Coupling of Lipid Peroxidation and Criegee Intermediate Mediated Autoxidation in the Heterogeneous Oxidation of Linoleic Acid Aerosols

Lipid peroxidation (autoxidation) is an established mechanism for the degradation of organic molecules in the atmosphere and the environment. Autoxidation proceeds via radical chain reactions involving hydroxyl (•OH), peroxy (RO2•), and alkoxy radicals, which are also prominent oxidants in the atmosphere. Recent reports have provided evidence for an alternative autoxidation mechanism driven instead by -hydroxy peroxy radicals (-OH-RO2•) and Criegee intermediates (CI). This work evaluates the contributions of these two mechanisms in the •OH initiated heterogeneous oxidation of linoleic acid (LA) aerosols. Reaction kinetics and product distributions are monitored using a vacuum ultraviolet photoionization aerosol time-of-flight mass spectrometer. To explain the observed kinetics, a kinetic model is developed that incorporates both the conventional peroxidation and alternative CI-mediated autoxidation mechanisms.

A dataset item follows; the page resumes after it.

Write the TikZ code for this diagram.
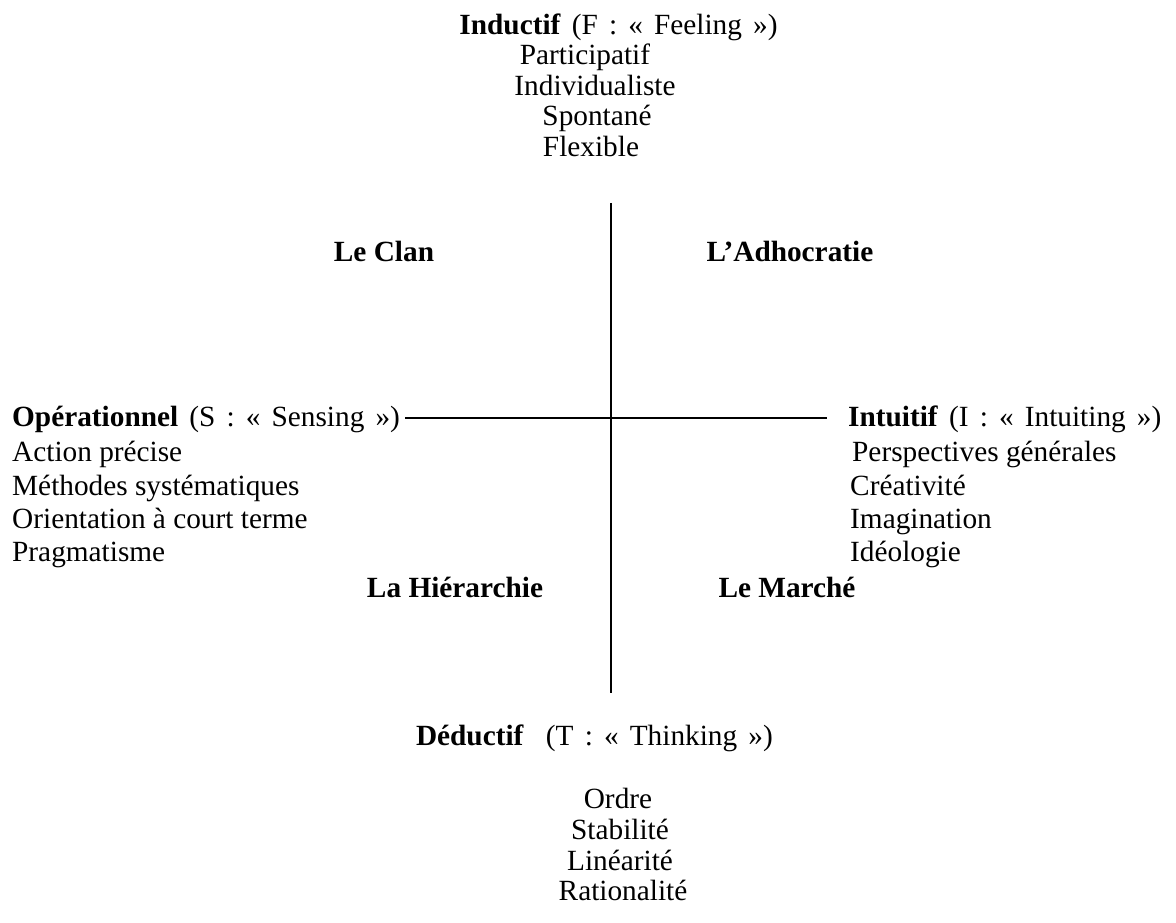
\documentclass[tikz,border=0pt]{standalone}
\usepackage{fontspec}
\setmainfont{Liberation Serif}
\newcommand\hsp{\hspace{0.38em}}
\begin{document}
\begin{tikzpicture}[x=1pt,y=-1pt,
  txt/.style={inner sep=0pt,font=\fontsize{29.3}{33}\selectfont},
  lbl/.style={txt,font=\fontsize{29.3}{33}\selectfont\bfseries},
  axis/.style={line width=2pt,black}]
\useasboundingbox (0,0) rectangle (1176,923);
% top
\node[txt,anchor=base] (F) at (618.5,35) {\textbf{Inductif}\hsp(F\hsp:\hsp«\hsp Feeling\hsp»)};
\node[txt,anchor=base] (f1) at (585,65) {Participatif};
\node[txt,anchor=base] (f2) at (595,96) {Individualiste};
\node[txt,anchor=base] (f3) at (597,126) {Spontané};
\node[txt,anchor=base] (f4) at (591,157) {Flexible};
% left
\node[txt,anchor=base west] (S) at (12,426) {\textbf{Opérationnel}\hsp(S\hsp:\hsp«\hsp Sensing\hsp»)};
\node[txt,anchor=base west] (s1) at (12,461) {Action précise};
\node[txt,anchor=base west] (s2) at (12,495) {Méthodes systématiques};
\node[txt,anchor=base west] (s3) at (12,528) {Orientation à court terme};
\node[txt,anchor=base west] (s4) at (12,561) {Pragmatisme};
% right
\node[txt,anchor=base west] (I) at (848,426) {\textbf{Intuitif}\hsp(I\hsp:\hsp«\hsp Intuiting\hsp»)};
\node[txt,anchor=base west] (i1) at (852,461) {Perspectives générales};
\node[txt,anchor=base west] (i2) at (850,495) {Créativité};
\node[txt,anchor=base west] (i3) at (850,528) {Imagination};
\node[txt,anchor=base west] (i4) at (850,561) {Idéologie};
% bottom
\node[txt,anchor=base east] (T) at (773,745) {\textbf{Déductif}\hsp\hsp(T\hsp:\hsp«\hsp Thinking\hsp»)};
\node[txt,anchor=base] (t1) at (618,808) {Ordre};
\node[txt,anchor=base] (t2) at (620,839) {Stabilité};
\node[txt,anchor=base] (t3) at (620,870) {Linéarité};
\node[txt,anchor=base] (t4) at (623,900) {Rationalité};
% quadrant labels
\node[lbl,anchor=base] (q1) at (384,261) {Le Clan};
\node[lbl,anchor=base] (q2) at (790,261) {L’Adhocratie};
\node[lbl,anchor=base] (q3) at (455,597) {La Hiérarchie};
\node[lbl,anchor=base] (q4) at (787,597) {Le Marché};
% axes
\coordinate (vt) at (611,203);
\coordinate (vb) at (611,693);
\draw[axis] (vt) -- (vb);
\coordinate (hl) at ([xshift=5pt,yshift=8pt]S.base east);
\coordinate (hr) at ([xshift=-21pt,yshift=8pt]I.base west);
\draw[axis] (hl) -- (hr);
\end{tikzpicture}
\end{document}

We observe that the CI-mediated autoxidation pathways enhance the heterogeneous autoxidation rate, while the peroxidation reactions, although present, contributes less to the overall oxidation rate. Alpha-acyloxyalkyl hydroperoxides (AAHPs) are identified as key indicators for bimolecular reactions of CI with LA, highlighting the role of LA as a CI scavenger. Moreover, the measured functionalized LA products with hydroxyl or carbonyl group(s), serve as markers for the peroxidation reactions. In summary, this work presents a quantitative framework to understand the coupled reaction network of •OH, RO2•, -OH-RO2• radicals, and CI in driving heterogeneous autoxidation, which is crucial for understanding degradation mechanisms of organic molecules in the environment and atmosphere.